The Ruler of the Guard Cockerels.
Is that a fierce look or what!
Climbing back into the tuk-tuk we wound up and up as the mist rolled in more and more above us. Evidently the mist in Sintra is well known and unique to the area. Guide books tell of it's local reputation as the Queen's Fart as it hangs and swirls mysteriously, sometimes just as a single cloud in the sky, above the castle!
This is the only castle in Sintra, not to be confused with the
four palaces in Sintra.
The castle walls are ancient Moorish walls, and are all that was left after the 1755 earthquake which destroyed most of the town and pretty much devastated Portugal.
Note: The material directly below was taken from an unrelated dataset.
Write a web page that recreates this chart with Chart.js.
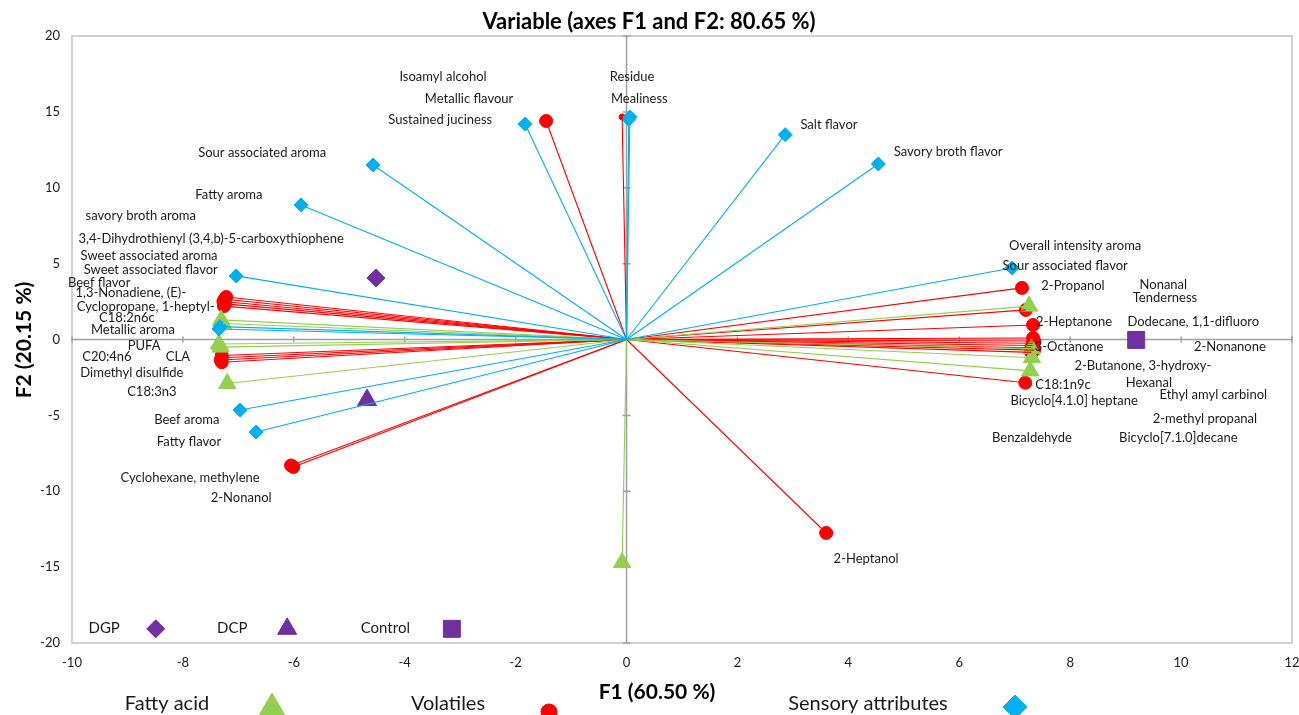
<!DOCTYPE html>
<html>
<head>
<meta charset="utf-8">
<script src="https://cdn.jsdelivr.net/npm/chart.js@4.4.0/dist/chart.umd.min.js"></script>
<style>
  body { margin: 0; background: #fff; overflow: hidden; }
  #wrap { width: 1299px; height: 715px; }
</style>
</head>
<body>
<div id="wrap"><canvas id="biplot" width="1299" height="715"></canvas></div>
<script>
// Variable coordinates
const fattyAcidPoints = [
    [-7.31, 1.29], [-7.28, 1.05], [-7.35, -0.3], [-7.32, -0.5], [-7.2, -2.9],
    [-0.08, -14.7], [7.26, 2.2], [7.3, -0.6], [7.31, -1.2], [7.28, -2.07]
];
const volatilePoints = [
    [-1.45, 14.4], [-7.22, 2.8], [-7.25, 2.65], [-7.27, 2.5], [-7.24, 2.35], [-7.26, 2.2],
    [-7.3, -1.05], [-7.3, -1.2], [-7.32, -1.35], [-7.3, -1.5],
    [-6.01, -8.4], [-6.05, -8.3], [3.6, -12.75],
    [7.13, 3.4], [7.2, 1.95], [7.33, 0.96], [7.33, 0.1], [7.35, -0.1], [7.33, -0.25],
    [7.32, -0.4], [7.3, -0.55], [7.35, -0.7], [7.3, -0.85], [7.19, -2.85]
];
const residuePoint = [[-0.08, 14.67]];
const sensoryPoints = [
    [-1.83, 14.2], [0.06, 14.67], [0.04, 14.5], [2.86, 13.5], [4.54, 11.57],
    [-4.57, 11.5], [-5.87, 8.87], [-7.04, 4.19], [-7.35, 0.69], [-7.33, 0.85],
    [-6.97, -4.65], [-6.68, -6.1], [6.95, 4.71]
];
const treatmentNames = ['DGP', 'DCP', 'Control'];
const treatmentPoints = [[-4.52, 4.05], [-4.68, -3.99], [9.19, -0.03]];

// Text labels as placed in the plot (text, F1, F2)
const variableLabels = [
    ['Isoamyl alcohol', -3.31, 17.3], ['Metallic flavour', -2.84, 15.85], ['Sustained juciness', -3.36, 14.47],
    ['Residue', 0.1, 17.3], ['Mealiness', 0.23, 15.85], ['Salt flavor', 3.65, 14.14],
    ['Savory broth flavor', 5.8, 12.36], ['Sour associated aroma', -6.57, 12.29], ['Fatty aroma', -7.17, 9.53],
    ['savory broth aroma', -8.76, 8.14], ['3,4-Dihydrothienyl (3,4,b)-5-carboxythiophene', -7.49, 6.62],
    ['Sweet associated aroma', -8.61, 5.5], ['Sweet associated flavor', -8.58, 4.58], ['Beef flavor', -9.51, 3.72],
    ['1,3-Nonadiene, (E)-', -8.94, 3.07], ['Cyclopropane, 1-heptyl-', -8.67, 2.14], ['C18:2n6c', -9.01, 1.42],
    ['Metallic aroma', -8.9, 0.63], ['PUFA', -8.7, -0.43], ['C20:4n6', -9.37, -1.15], ['CLA', -8.09, -1.15],
    ['Dimethyl disulfide', -8.92, -2.21], ['C18:3n3', -8.56, -3.46], ['Beef aroma', -7.93, -5.31],
    ['Fatty flavor', -7.89, -6.76], ['Cyclohexane, methylene', -7.87, -9.13], ['2-Nonanol', -6.95, -10.45],
    ['2-Heptanol', 4.32, -14.47], ['Overall intensity aroma', 8.09, 6.16], ['Sour associated flavor', 7.91, 4.85],
    ['2-Propanol', 8.05, 3.53], ['Nonanal', 9.68, 3.59], ['Tenderness', 9.71, 2.74], ['2-Heptanone', 8.07, 1.15],
    ['Dodecane, 1,1-difluoro', 10.22, 1.15], ['3-Octanone', 7.98, -0.49], ['2-Nonanone', 10.88, -0.49],
    ['2-Butanone, 3-hydroxy-', 9.31, -1.75], ['Hexanal', 9.42, -2.87], ['C18:1n9c', 7.87, -3.0],
    ['Ethyl amyl carbinol', 10.58, -3.66], ['Bicyclo[4.1.0] heptane', 8.07, -4.05],
    ['2-methyl propanal', 10.43, -5.24], ['Benzaldehyde', 7.31, -6.49], ['Bicyclo[7.1.0]decane', 9.95, -6.49]
];
const groupNames = ['Fatty acid', 'Volatiles', 'Sensory attributes'];

const GREEN = '#92D050';
const RED = '#FF0000';
const BLUE = '#00B0F0';
const PURPLE = '#7030A0';
const FONT = 'Lato, "Open Sans", sans-serif';

const toXY = p => ({ x: p[0], y: p[1] });

function rayDatasets(points, color) {
    return points.map(p => ({
        data: [{ x: 0, y: 0 }, toXY(p)],
        showLine: true,
        borderColor: color,
        borderWidth: 1.1,
        pointRadius: 0,
        pointHoverRadius: 0
    }));
}

function markerDataset(points, color, style, radius) {
    return {
        data: points.map(toXY),
        showLine: false,
        pointStyle: style,
        pointRadius: radius,
        backgroundColor: color,
        borderColor: color,
        borderWidth: 1
    };
}

const datasets = [
    ...rayDatasets(sensoryPoints, BLUE),
    ...rayDatasets(fattyAcidPoints, GREEN),
    ...rayDatasets(volatilePoints, RED),
    ...rayDatasets(residuePoint, RED),
    markerDataset(sensoryPoints, BLUE, 'rectRot', 7),
    markerDataset(fattyAcidPoints, GREEN, 'triangle', 10),
    markerDataset(volatilePoints, RED, 'circle', 6.5),
    markerDataset(residuePoint, RED, 'circle', 3),
    markerDataset([treatmentPoints[0]], PURPLE, 'rectRot', 9),
    markerDataset([treatmentPoints[1]], PURPLE, 'triangle', 11),
    markerDataset([treatmentPoints[2]], PURPLE, 'rect', 12)
];

// frame, zero axes with tick marks
const axesPlugin = {
    id: 'axesPlugin',
    beforeDatasetsDraw(chart) {
        const { ctx, chartArea: a, scales: { x, y } } = chart;
        ctx.save();
        ctx.strokeStyle = '#d0d0d0';
        ctx.lineWidth = 2;
        ctx.strokeRect(a.left, a.top, a.right - a.left, a.bottom - a.top);
        const x0 = x.getPixelForValue(0);
        const y0 = y.getPixelForValue(0);
        ctx.strokeStyle = '#a0a0a0';
        ctx.lineWidth = 1.5;
        ctx.beginPath();
        ctx.moveTo(a.left, y0); ctx.lineTo(a.right, y0);
        ctx.moveTo(x0, a.top); ctx.lineTo(x0, a.bottom);
        x.ticks.forEach(t => {
            const px = x.getPixelForValue(t.value);
            ctx.moveTo(px, y0 - 3); ctx.lineTo(px, y0 + 3);
        });
        y.ticks.forEach(t => {
            const py = y.getPixelForValue(t.value);
            ctx.moveTo(x0 - 4, py); ctx.lineTo(x0 + 4, py);
        });
        ctx.stroke();
        ctx.restore();
    },
    afterDraw(chart) {
        const { ctx, scales: { x, y } } = chart;
        ctx.save();
        ctx.fillStyle = '#1a1a1a';
        ctx.textAlign = 'center';
        ctx.textBaseline = 'middle';
        ctx.font = '13px ' + FONT;
        variableLabels.forEach(l => {
            ctx.fillText(l[0], x.getPixelForValue(l[1]), y.getPixelForValue(l[2]));
        });

        // treatment key inside the plot
        const keyY = y.getPixelForValue(-19);
        const keyText = [-9.42, -7.11, -4.35];
        const keyMark = [-8.49, -6.12, -3.15];
        const keyStyle = [['rectRot', 9], ['triangle', 11], ['rect', 12]];
        ctx.font = '15px ' + FONT;
        treatmentNames.forEach((n, i) => {
            ctx.fillStyle = '#1a1a1a';
            ctx.fillText(n, x.getPixelForValue(keyText[i]), keyY);
            ctx.fillStyle = PURPLE;
            ctx.strokeStyle = PURPLE;
            Chart.helpers.drawPoint(ctx, { pointStyle: keyStyle[i][0], radius: keyStyle[i][1], borderWidth: 1 },
                x.getPixelForValue(keyMark[i]), keyY + 1);
        });

        // titles
        ctx.fillStyle = '#000';
        ctx.font = 'bold 22px ' + FONT;
        ctx.fillText('Variable (axes F1 and F2: 80.65 %)', 649, 22);
        ctx.font = 'bold 21px ' + FONT;
        ctx.fillText('F1 (60.50 %)', 657, 692);
        ctx.save();
        ctx.translate(24, 340);
        ctx.rotate(-Math.PI / 2);
        ctx.fillText('F2 (20.15 %)', 0, 0);
        ctx.restore();

        // group legend along the bottom
        const legendText = [167, 448, 868];
        const legendMark = [[272, 708, 'triangle', 15, GREEN], [549, 712, 'circle', 8, RED], [1015, 707, 'rectRot', 12, BLUE]];
        ctx.font = '20px ' + FONT;
        groupNames.forEach((n, i) => {
            ctx.fillStyle = '#1a1a1a';
            ctx.fillText(n, legendText[i], 704);
            const m = legendMark[i];
            ctx.fillStyle = m[4];
            ctx.strokeStyle = m[4];
            Chart.helpers.drawPoint(ctx, { pointStyle: m[2], radius: m[3], borderWidth: 1 }, m[0], m[1]);
        });
        ctx.restore();
    }
};

new Chart(document.getElementById('biplot').getContext('2d'), {
    type: 'scatter',
    data: { datasets },
    options: {
        responsive: false,
        animation: false,
        layout: { autoPadding: false, padding: { top: 36, right: 7, left: 0, bottom: 0 } },
        plugins: { legend: { display: false }, tooltip: { enabled: false } },
        scales: {
            x: {
                type: 'linear', min: -10, max: 12,
                ticks: { stepSize: 2, padding: 12, color: '#1a1a1a', font: { family: FONT, size: 13 } },
                grid: { display: false, drawTicks: false },
                border: { display: false },
                afterFit: s => { s.height = 72; s.paddingLeft = 0; s.paddingRight = 0; }
            },
            y: {
                type: 'linear', min: -20, max: 20,
                ticks: { stepSize: 5, padding: 12, color: '#1a1a1a', font: { family: FONT, size: 13 } },
                grid: { display: false, drawTicks: false },
                border: { display: false },
                afterFit: s => { s.width = 72; s.paddingTop = 0; s.paddingBottom = 0; }
            }
        }
    },
    plugins: [axesPlugin]
});
</script>
</body>
</html>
This was our first view of the Pena Palace as we rose up
on cobbled roads to get there.
On the way we stopped to gawp at the multi-million euro
houses that sometimes change hands but usually just
remain on the market forever because no-one can afford
to buy them. This one is sometimes mistakenly known as
Johnny Depp's house ... but he doesn't own it, it was simply
the setting for one of the movies he made. Alan thinks the name
of the movie was "Black ......" something-or-other.
This is the entrance to one of the many tunnels penetrating the mountains and extending under and beyond the town for some kilometres. They were dug by the Moors in their search for the best way to access and use water. There are literally thousands of these tunnels.
Some time later, after another stop to look at some of the very different vegetation in that humungous park (I've pressed some leaves somewhere and will upload them whenever I find them after this trip), we arrived at the entrance to the Pena Palace. At this point we needed to get our wallet out again and choose whether we wanted to just visit the Park (wherein you could get lost and never be found for centuries, it's so big), or just visit the Terrace of the palace, or whether we wanted to go inside as well. You also need to choose whether you want to pay the €3 each for a shuttle bus to take you the last kilometre or so up to the actual entrance to the palace. Alan wanted to see inside so we forked out €14 each (eeeeeekkk!!!!!) less an Old Age Discount for him (hee hee hee) and the shuttle bus to the top. Those damn arthritic ankles cost again!
The first view as we stepped out the shuttle bus
The following pics try to follow the path we had to take to reach the
entrance to the inner sanctum of the palace.
Detail of the tile-work above various arches and on walls
(above and below)
Tiles and gargoyle
Getting closer to actually walking inside the palace
Not another gargoyle. It's that OAP I'm so fond of.
Looking like a slim Ernest Hemingway in his new hat
purchased an hour or so before this pic, to protect that
very fair-skinned head of his.
A really beautiful damp problem.
This entrance from one terrace courtyard to another
is quite some piece of work. Fierce and unmissable.
Inside at last. An inner courtyard.
These tiles are simply amazing. (Above and below)
Camera flashes were not permitted inside the palace, so
Alan did his best to take photos cranking up the ISO rating.
All the beautiful decoration on this ceiling is actually
painted on .... it only looks like moulding.
The Queen's chamber
The other kind of queen's chamber
The Aide de Camp's room
Outside again with that ever-moving mysterious mist
(above and below)
We spent a good hour and a half at the Pena Palace but thought that if we ever get a chance to return, we'd do it earlier in the year, like Ferne and Mathias had, when there were far less other folk around. We're pretty much loners, and crowds are not really our scene. I'd prefer to explore the parkland a bit, rather than wander through guided and roped corridors, crushed against other folk pushing to see what they can see. Great historical stuff there, but it's hard to enjoy and feel the essence of it in that sort of atmosphere.
This was a poster Alan spotted on the wall as we exited the palace.
So back to Andrea and our tuk-tuk. He took absolute delight in speeding as fast as the tuk-tuk could move - and that's pretty fast! - bumping our bones over the cobbled roads while we white-knuckle-death-gripped and laughed our way back to town. A worthwhile treat had been enjoyed.
This is the Royal Palace in Sintra which shows at least three
influences of cultural occupation in the three diffierent types of windows - see
the pic below which shows how the palace was added on to by each
successive occupant. The two tall chimneys added to the statement of wealth
of the occupants by their size. They also served as directional beacons for
finding the way home.
More views of the town as we bumped our way down the hill in the tuk-tuk
Although hot and tired, I wanted to post our gifts to Ferne and Mathias so when we had hauled our mish-mashed sets of bones out of the tuk-tuk and set about rearranging them into padded skeletons again, we set off towards the post office and some tourist shops. About a fifteen to twenty minute slow walk. We posted our parcel but were horrified at the prices of goods in the shop in that part of town, so settled for a rest with a coffee for Alan (another one!!!!!!!) and a chocolate milk for me, with a pastry each for energy.
The walk to the post office where a few artists and hawkers
were selling their wares amongst interesting sculptures.
A public fountain where water from a natural spring
gurgles by for tourists and locals to partake of.
Evidently folk come from far and wide with empty bottles
to fill to take home, using it as holy water.
An expensive part of town!
It was a slow and hot walk back to Milly - a bit uphillish - but we were happy, had had a wonderful day in Sintra, and best of all for that moment, the traffic had eased for an easy exit back to our footies court in the Alenquer campsite.
Sintra has so much to offer for one town, and comes highly recommended.